» Written exercise
How many lines in this data contain the string "that"? Reply with the number only.

» Provided records
..............................

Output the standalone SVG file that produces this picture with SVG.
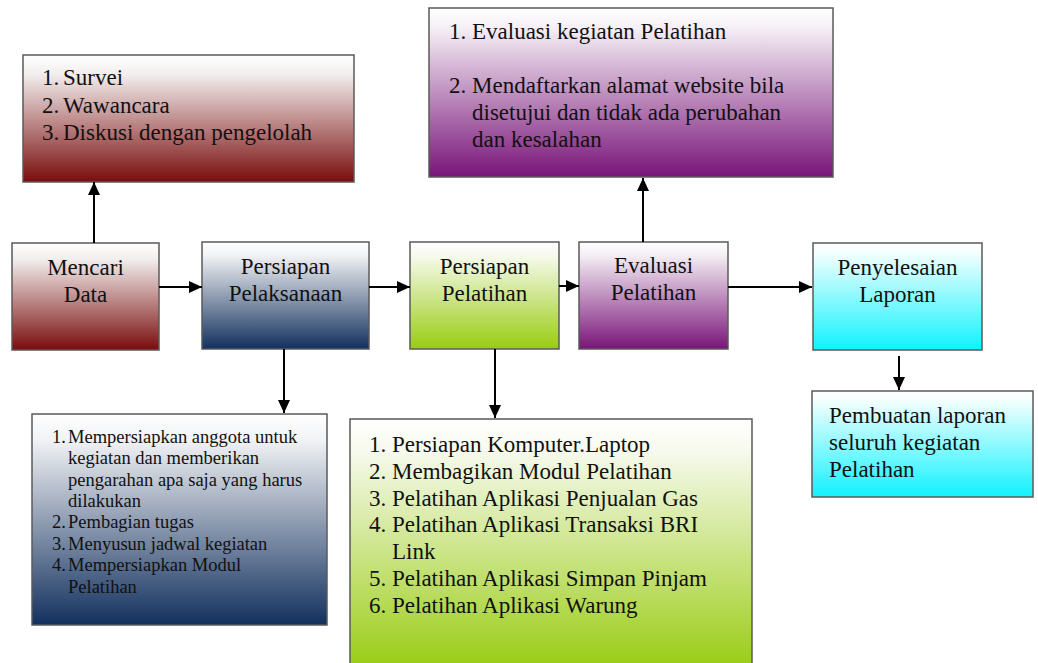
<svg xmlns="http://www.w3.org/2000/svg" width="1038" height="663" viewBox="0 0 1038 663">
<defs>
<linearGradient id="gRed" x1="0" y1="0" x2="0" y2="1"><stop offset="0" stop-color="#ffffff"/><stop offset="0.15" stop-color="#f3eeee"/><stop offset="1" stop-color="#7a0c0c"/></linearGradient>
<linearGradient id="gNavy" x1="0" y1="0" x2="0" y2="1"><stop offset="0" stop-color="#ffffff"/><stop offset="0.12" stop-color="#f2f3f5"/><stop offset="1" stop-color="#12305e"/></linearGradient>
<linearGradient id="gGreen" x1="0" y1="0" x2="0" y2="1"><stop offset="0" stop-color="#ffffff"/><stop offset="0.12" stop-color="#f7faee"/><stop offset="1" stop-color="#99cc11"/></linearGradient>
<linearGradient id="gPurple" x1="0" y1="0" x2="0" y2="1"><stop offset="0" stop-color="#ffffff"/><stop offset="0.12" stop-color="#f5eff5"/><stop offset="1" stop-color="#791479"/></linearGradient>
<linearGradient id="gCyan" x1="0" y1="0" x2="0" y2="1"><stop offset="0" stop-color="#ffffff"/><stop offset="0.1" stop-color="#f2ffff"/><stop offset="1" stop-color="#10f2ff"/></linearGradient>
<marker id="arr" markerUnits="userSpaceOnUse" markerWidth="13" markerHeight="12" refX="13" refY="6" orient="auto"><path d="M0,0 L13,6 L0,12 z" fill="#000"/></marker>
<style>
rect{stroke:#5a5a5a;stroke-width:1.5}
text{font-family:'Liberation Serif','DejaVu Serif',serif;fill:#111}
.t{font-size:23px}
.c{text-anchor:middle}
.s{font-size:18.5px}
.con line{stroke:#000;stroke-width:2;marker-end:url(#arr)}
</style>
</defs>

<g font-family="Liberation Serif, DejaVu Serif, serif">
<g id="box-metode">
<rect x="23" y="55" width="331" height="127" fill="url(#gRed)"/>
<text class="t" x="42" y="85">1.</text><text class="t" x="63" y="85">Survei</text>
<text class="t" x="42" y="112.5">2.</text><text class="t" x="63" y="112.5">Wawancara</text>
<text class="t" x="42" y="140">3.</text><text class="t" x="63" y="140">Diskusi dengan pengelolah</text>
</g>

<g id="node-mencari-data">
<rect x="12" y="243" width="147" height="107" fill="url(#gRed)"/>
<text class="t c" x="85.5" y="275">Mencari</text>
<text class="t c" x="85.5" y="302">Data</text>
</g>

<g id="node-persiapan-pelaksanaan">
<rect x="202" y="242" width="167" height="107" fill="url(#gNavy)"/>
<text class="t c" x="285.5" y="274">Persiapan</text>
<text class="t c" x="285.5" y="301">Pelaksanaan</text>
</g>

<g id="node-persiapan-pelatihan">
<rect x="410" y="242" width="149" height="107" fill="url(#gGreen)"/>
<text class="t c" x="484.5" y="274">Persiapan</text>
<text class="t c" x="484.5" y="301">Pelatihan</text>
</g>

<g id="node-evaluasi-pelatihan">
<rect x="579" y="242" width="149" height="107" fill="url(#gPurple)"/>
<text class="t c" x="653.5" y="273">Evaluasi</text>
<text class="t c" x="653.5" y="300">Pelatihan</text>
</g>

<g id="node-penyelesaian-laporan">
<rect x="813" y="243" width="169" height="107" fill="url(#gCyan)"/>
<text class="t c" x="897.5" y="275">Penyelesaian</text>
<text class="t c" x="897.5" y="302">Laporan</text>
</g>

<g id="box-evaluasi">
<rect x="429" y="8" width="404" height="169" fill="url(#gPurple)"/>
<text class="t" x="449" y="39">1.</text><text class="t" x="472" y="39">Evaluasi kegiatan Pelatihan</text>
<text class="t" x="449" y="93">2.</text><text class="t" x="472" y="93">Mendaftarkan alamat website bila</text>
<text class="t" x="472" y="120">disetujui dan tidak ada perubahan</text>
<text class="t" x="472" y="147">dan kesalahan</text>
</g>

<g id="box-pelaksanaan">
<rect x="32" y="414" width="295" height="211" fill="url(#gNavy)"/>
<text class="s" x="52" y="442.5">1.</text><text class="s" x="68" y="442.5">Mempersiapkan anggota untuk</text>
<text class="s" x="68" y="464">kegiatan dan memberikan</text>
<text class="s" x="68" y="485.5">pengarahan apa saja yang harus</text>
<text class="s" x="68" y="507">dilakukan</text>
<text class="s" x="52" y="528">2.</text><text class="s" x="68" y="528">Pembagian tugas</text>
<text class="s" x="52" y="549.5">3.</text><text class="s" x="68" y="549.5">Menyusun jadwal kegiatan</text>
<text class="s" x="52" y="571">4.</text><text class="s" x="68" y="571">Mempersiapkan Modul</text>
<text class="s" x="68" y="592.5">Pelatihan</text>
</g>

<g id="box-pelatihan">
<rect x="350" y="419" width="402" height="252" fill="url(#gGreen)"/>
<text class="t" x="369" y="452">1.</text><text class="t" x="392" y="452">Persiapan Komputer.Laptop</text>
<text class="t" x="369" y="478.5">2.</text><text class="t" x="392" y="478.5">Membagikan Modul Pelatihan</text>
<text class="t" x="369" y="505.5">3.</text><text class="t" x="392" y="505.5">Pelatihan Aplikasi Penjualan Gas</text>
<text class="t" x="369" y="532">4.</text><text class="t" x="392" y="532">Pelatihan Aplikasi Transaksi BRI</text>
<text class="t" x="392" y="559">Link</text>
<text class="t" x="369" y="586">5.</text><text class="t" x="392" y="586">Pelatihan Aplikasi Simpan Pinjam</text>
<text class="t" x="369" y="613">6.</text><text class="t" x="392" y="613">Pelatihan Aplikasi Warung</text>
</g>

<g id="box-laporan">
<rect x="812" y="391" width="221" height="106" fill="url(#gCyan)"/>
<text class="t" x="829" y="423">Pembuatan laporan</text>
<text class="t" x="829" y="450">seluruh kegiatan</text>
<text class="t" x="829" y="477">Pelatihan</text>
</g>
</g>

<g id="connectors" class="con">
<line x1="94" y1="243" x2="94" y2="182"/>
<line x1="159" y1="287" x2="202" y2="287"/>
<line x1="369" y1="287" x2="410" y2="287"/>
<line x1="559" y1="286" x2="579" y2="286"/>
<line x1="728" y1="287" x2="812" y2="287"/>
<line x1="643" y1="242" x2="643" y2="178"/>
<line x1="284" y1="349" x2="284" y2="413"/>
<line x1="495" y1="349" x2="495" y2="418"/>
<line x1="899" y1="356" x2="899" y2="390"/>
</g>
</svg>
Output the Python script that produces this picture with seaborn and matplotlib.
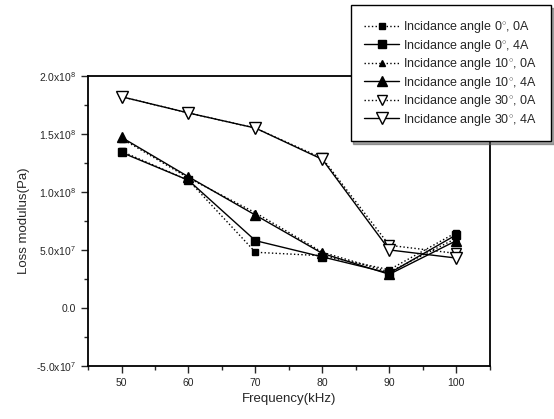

..............................

» Full answer
2